BEGIN Given data

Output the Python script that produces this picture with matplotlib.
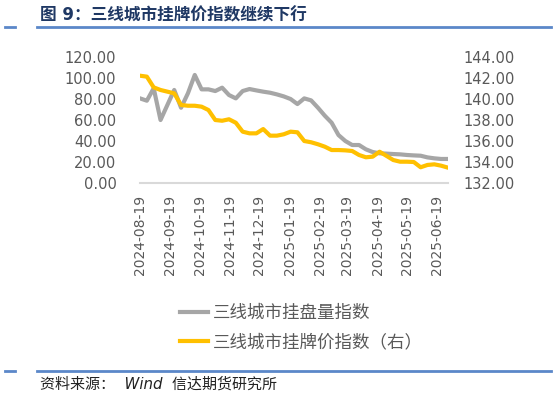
import matplotlib.pyplot as plt
import matplotlib.dates as mdates
import numpy as np
import pandas as pd
from matplotlib.lines import Line2D
from matplotlib.ticker import FormatStrFormatter

plt.rcParams['font.family'] = ['DejaVu Sans', 'Noto Sans CJK SC']

# weekly observations
dates = pd.date_range("2024-08-19", periods=46, freq="7D")

listing_volume = [80.3, 78.1, 89.9, 59.7, 74.0, 88.3, 71.4, 85.1, 102.6, 88.9,
                  88.9, 87.3, 90.5, 83.5, 80.3, 87.3, 89.2, 87.9, 86.7, 85.7,
                  84.1, 82.2, 79.7, 74.9, 80.3, 78.4, 71.4, 63.8, 57.1, 45.4,
                  39.7, 35.9, 35.9, 31.8, 29.2, 28.0, 27.7, 27.3, 27.0, 26.4,
                  26.0, 25.7, 24.1, 23.2, 22.6, 22.6]

listing_price = [142.19, 142.10, 141.08, 140.83, 140.67, 140.51, 139.40, 139.33, 139.33, 139.24,
                 138.92, 137.97, 137.90, 138.04, 137.71, 136.86, 136.70, 136.70, 137.11, 136.48,
                 136.48, 136.61, 136.86, 136.80, 135.97, 135.85, 135.66, 135.43, 135.11, 135.11,
                 135.08, 135.02, 134.64, 134.42, 134.48, 134.95, 134.56, 134.16, 134.00, 134.00,
                 133.97, 133.47, 133.69, 133.75, 133.62, 133.43]

label_volume = "三线城市挂盘量指数"
label_price = "三线城市挂牌价指数（右）"
title = "图 9：三线城市挂牌价指数继续下行"
source = "资料来源：  Wind  信达期货研究所"

W, H = 554, 397
GREY = "#A6A6A6"
GOLD = "#FFC000"
TXT = "#595959"
NAVY = "#1F3864"
RULE = "#5B87C9"


def fx(px):
    return px / W


def fy(py):
    return 1 - py / H


fig = plt.figure(figsize=(W / 100, H / 100), dpi=100)

# title and rules
fig.text(fx(40), fy(15), title, fontsize=12, fontweight='bold', color=NAVY,
         va='center', ha='left', family=['DejaVu Sans', 'Noto Sans CJK SC'])
for y in (27, 371):
    fig.add_artist(Line2D([fx(5), fx(15)], [fy(y), fy(y)], color=RULE, lw=2))
    fig.add_artist(Line2D([fx(37), fx(551)], [fy(y), fy(y)], color=RULE, lw=2))
fig.text(fx(40), fy(384), source, fontsize=10.8, style='italic', color='#222222',
         va='center', ha='left')

ax = fig.add_axes([fx(140), fy(182.7), fx(448) - fx(140), fy(56.7) - fy(182.7)])
ax2 = ax.twinx()

l1, = ax.plot(dates, listing_volume, color=GREY, lw=3, solid_joinstyle='round')
l2, = ax2.plot(dates, listing_price, color=GOLD, lw=3, solid_joinstyle='round')

ax.set_xlim(dates[0], dates[-1])
ax.set_ylim(0, 120)
ax2.set_ylim(132, 144)
ax.set_yticks(np.arange(0, 121, 20))
ax2.set_yticks(np.arange(132, 145, 2))
ax.yaxis.set_major_formatter(FormatStrFormatter('%.2f'))
ax2.yaxis.set_major_formatter(FormatStrFormatter('%.2f'))

ax.xaxis.set_major_locator(mdates.MonthLocator(bymonthday=19))
ax.xaxis.set_major_formatter(mdates.DateFormatter('%Y-%m-%d'))

for a in (ax, ax2):
    for s in a.spines.values():
        s.set_visible(False)
ax.spines['bottom'].set_visible(True)
ax.spines['bottom'].set_color('#D9D9D9')
ax.spines['bottom'].set_linewidth(1.5)

ax.tick_params(axis='y', length=0, pad=17, labelsize=10.5, labelcolor=TXT)
ax2.tick_params(axis='y', length=0, pad=11, labelsize=10.5, labelcolor=TXT)
ax.tick_params(axis='x', length=0, pad=9, labelsize=10, labelcolor=TXT, rotation=90)

fig.legend([l1, l2], [label_volume, label_price], loc='upper left',
           bbox_to_anchor=(fx(180), fy(304)), frameon=False,
           labelcolor=TXT, handlelength=1.6, handletextpad=0.3,
           labelspacing=0.65, borderpad=0, borderaxespad=0,
           prop={'family': ['Noto Sans CJK SC'], 'size': 12.6})

fig.savefig("out.png", dpi=100)
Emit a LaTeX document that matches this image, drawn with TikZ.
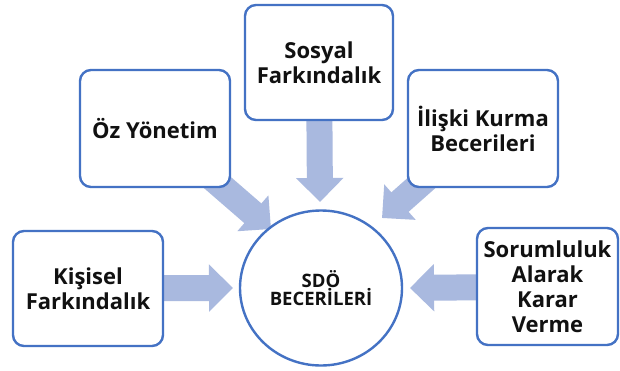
\documentclass[tikz,border=0pt]{standalone}
\usepackage{fontspec}
\setmainfont{Open Sans}
\usetikzlibrary{arrows.meta,shapes.geometric,backgrounds}
\definecolor{boxblue}{HTML}{4472C4}
\definecolor{arrowblue}{HTML}{A9B9DF}
\definecolor{txt}{HTML}{111111}
\begin{document}
\begin{tikzpicture}[x=1pt,y=-1pt,
  skillbox/.style={draw=boxblue, line width=2.4pt, rounded corners=11pt, fill=white,
    align=center, text=txt, font=\bfseries\fontsize{22}{25}\selectfont, inner sep=0pt},
  centre/.style={ellipse, draw=boxblue, line width=2.4pt, fill=white, align=center,
    text=txt, font=\bfseries\fontsize{18.5}{18}\selectfont, minimum width=162pt, minimum height=155pt, inner sep=0pt},
  bigarrow/.style={draw=arrowblue, line width=26pt, -{Triangle[length=24pt,width=46pt]}},
]
\useasboundingbox (0,0) rectangle (620,370);

\node[skillbox, minimum width=150pt, minimum height=115pt] (kis) at (88,288.5) {Kişisel\\Farkındalık};
\node[skillbox, minimum width=150pt, minimum height=117pt] (oz) at (155,128.5) {Öz Yönetim};
\node[skillbox, minimum width=148pt, minimum height=115pt] (sos) at (319,62.5) {Sosyal\\Farkındalık};
\node[skillbox, minimum width=150pt, minimum height=117pt] (ili) at (483,128.5) {İlişki Kurma\\Becerileri};
\node[skillbox, minimum width=141pt, minimum height=117pt] (sor) at (547.5,286.5) {Sorumluluk\\Alarak\\Karar\\Verme};

\node[centre] (sdo) at (321,288) {SDÖ\\BECERİLERİ};

\coordinate (tipK) at (233,288);
\coordinate (tipOz) at (271,229);
\coordinate (tipS) at (320,202);
\coordinate (tipI) at (382,218);
\coordinate (tipR) at (410,288);

\begin{pgfonlayer}{background}
\fill[white] (0,0) rectangle (620,370);
\draw[bigarrow] (kis.center) -- (tipK);
\draw[bigarrow] (oz.center) -- (tipOz);
\draw[bigarrow] (sos.center) -- (tipS);
\draw[bigarrow] (ili.center) -- (tipI);
\draw[bigarrow] (sor.center) -- (tipR);
\end{pgfonlayer}
\end{tikzpicture}
\end{document}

END Given data

**What to do**
Reproduce only the lines from the beginning of the data through the line that contains "from matplotlib.ticker import", both included, and please drop the pictures.

**Correct response**
Output the Python script that produces this picture with matplotlib.
import matplotlib.pyplot as plt
import matplotlib.dates as mdates
import numpy as np
import pandas as pd
from matplotlib.lines import Line2D
from matplotlib.ticker import FormatStrFormatter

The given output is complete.